SET PROBLEM:
Your copy of the material must match it exactly, except that pictures are dropped.

SOURCE MATERIAL:
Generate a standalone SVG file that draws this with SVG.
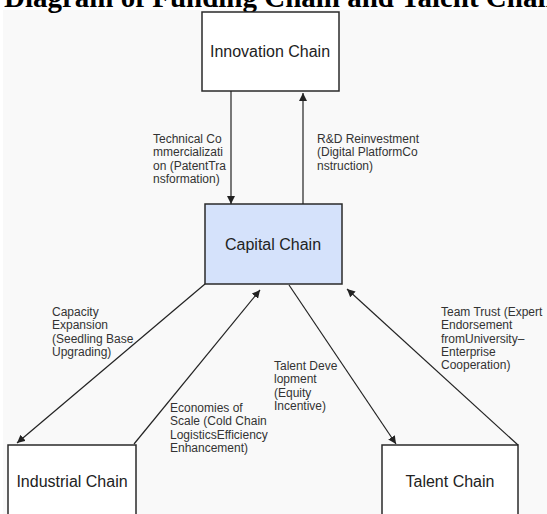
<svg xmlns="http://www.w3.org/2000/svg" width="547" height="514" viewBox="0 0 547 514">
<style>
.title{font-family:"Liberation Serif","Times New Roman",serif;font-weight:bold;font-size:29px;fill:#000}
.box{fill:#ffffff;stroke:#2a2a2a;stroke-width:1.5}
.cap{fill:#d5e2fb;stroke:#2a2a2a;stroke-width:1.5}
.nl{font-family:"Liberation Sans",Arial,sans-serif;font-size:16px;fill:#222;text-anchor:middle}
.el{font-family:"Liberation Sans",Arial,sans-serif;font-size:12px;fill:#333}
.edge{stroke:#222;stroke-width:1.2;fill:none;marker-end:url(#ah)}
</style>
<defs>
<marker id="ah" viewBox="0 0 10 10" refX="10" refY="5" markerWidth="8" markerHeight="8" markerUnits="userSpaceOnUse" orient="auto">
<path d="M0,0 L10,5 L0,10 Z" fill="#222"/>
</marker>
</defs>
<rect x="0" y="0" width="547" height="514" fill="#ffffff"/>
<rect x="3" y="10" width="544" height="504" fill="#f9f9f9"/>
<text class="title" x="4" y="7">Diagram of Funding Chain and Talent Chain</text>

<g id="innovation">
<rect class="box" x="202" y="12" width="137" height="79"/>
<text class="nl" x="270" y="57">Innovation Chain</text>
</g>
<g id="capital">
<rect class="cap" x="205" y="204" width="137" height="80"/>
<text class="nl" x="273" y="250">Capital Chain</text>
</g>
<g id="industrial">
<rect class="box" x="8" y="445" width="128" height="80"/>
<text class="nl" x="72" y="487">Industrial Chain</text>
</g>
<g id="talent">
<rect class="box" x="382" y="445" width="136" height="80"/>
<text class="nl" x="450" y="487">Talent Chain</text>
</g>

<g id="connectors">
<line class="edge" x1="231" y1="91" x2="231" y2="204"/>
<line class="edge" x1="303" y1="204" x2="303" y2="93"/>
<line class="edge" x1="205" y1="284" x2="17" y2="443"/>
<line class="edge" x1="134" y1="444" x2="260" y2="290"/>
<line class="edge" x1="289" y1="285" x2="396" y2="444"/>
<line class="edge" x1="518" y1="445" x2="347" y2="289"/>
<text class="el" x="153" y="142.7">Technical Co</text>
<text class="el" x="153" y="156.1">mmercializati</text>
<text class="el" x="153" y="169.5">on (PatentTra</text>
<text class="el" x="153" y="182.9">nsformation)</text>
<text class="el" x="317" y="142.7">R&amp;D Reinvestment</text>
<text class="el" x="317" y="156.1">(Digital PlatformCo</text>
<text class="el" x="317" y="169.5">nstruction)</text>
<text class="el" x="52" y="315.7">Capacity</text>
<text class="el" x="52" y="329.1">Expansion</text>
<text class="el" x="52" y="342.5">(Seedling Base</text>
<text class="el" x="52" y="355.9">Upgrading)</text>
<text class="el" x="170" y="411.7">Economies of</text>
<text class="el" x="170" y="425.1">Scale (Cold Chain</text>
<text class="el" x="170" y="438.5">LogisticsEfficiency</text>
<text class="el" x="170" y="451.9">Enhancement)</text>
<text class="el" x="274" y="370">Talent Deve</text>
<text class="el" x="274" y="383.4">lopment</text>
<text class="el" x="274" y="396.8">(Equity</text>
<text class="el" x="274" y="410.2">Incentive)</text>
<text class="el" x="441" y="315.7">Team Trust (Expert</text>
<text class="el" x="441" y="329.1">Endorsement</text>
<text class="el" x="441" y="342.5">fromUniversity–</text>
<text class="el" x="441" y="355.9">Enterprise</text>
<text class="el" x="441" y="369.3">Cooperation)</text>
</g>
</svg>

SOLUTION TO THE PROBLEM:
Generate a standalone SVG file that draws this with SVG.
<svg xmlns="http://www.w3.org/2000/svg" width="547" height="514" viewBox="0 0 547 514">
<style>
.title{font-family:"Liberation Serif","Times New Roman",serif;font-weight:bold;font-size:29px;fill:#000}
.box{fill:#ffffff;stroke:#2a2a2a;stroke-width:1.5}
.cap{fill:#d5e2fb;stroke:#2a2a2a;stroke-width:1.5}
.nl{font-family:"Liberation Sans",Arial,sans-serif;font-size:16px;fill:#222;text-anchor:middle}
.el{font-family:"Liberation Sans",Arial,sans-serif;font-size:12px;fill:#333}
.edge{stroke:#222;stroke-width:1.2;fill:none;marker-end:url(#ah)}
</style>
<defs>
<marker id="ah" viewBox="0 0 10 10" refX="10" refY="5" markerWidth="8" markerHeight="8" markerUnits="userSpaceOnUse" orient="auto">
<path d="M0,0 L10,5 L0,10 Z" fill="#222"/>
</marker>
</defs>
<rect x="0" y="0" width="547" height="514" fill="#ffffff"/>
<rect x="3" y="10" width="544" height="504" fill="#f9f9f9"/>
<text class="title" x="4" y="7">Diagram of Funding Chain and Talent Chain</text>

<g id="innovation">
<rect class="box" x="202" y="12" width="137" height="79"/>
<text class="nl" x="270" y="57">Innovation Chain</text>
</g>
<g id="capital">
<rect class="cap" x="205" y="204" width="137" height="80"/>
<text class="nl" x="273" y="250">Capital Chain</text>
</g>
<g id="industrial">
<rect class="box" x="8" y="445" width="128" height="80"/>
<text class="nl" x="72" y="487">Industrial Chain</text>
</g>
<g id="talent">
<rect class="box" x="382" y="445" width="136" height="80"/>
<text class="nl" x="450" y="487">Talent Chain</text>
</g>

<g id="connectors">
<line class="edge" x1="231" y1="91" x2="231" y2="204"/>
<line class="edge" x1="303" y1="204" x2="303" y2="93"/>
<line class="edge" x1="205" y1="284" x2="17" y2="443"/>
<line class="edge" x1="134" y1="444" x2="260" y2="290"/>
<line class="edge" x1="289" y1="285" x2="396" y2="444"/>
<line class="edge" x1="518" y1="445" x2="347" y2="289"/>
<text class="el" x="153" y="142.7">Technical Co</text>
<text class="el" x="153" y="156.1">mmercializati</text>
<text class="el" x="153" y="169.5">on (PatentTra</text>
<text class="el" x="153" y="182.9">nsformation)</text>
<text class="el" x="317" y="142.7">R&amp;D Reinvestment</text>
<text class="el" x="317" y="156.1">(Digital PlatformCo</text>
<text class="el" x="317" y="169.5">nstruction)</text>
<text class="el" x="52" y="315.7">Capacity</text>
<text class="el" x="52" y="329.1">Expansion</text>
<text class="el" x="52" y="342.5">(Seedling Base</text>
<text class="el" x="52" y="355.9">Upgrading)</text>
<text class="el" x="170" y="411.7">Economies of</text>
<text class="el" x="170" y="425.1">Scale (Cold Chain</text>
<text class="el" x="170" y="438.5">LogisticsEfficiency</text>
<text class="el" x="170" y="451.9">Enhancement)</text>
<text class="el" x="274" y="370">Talent Deve</text>
<text class="el" x="274" y="383.4">lopment</text>
<text class="el" x="274" y="396.8">(Equity</text>
<text class="el" x="274" y="410.2">Incentive)</text>
<text class="el" x="441" y="315.7">Team Trust (Expert</text>
<text class="el" x="441" y="329.1">Endorsement</text>
<text class="el" x="441" y="342.5">fromUniversity–</text>
<text class="el" x="441" y="355.9">Enterprise</text>
<text class="el" x="441" y="369.3">Cooperation)</text>
</g>
</svg>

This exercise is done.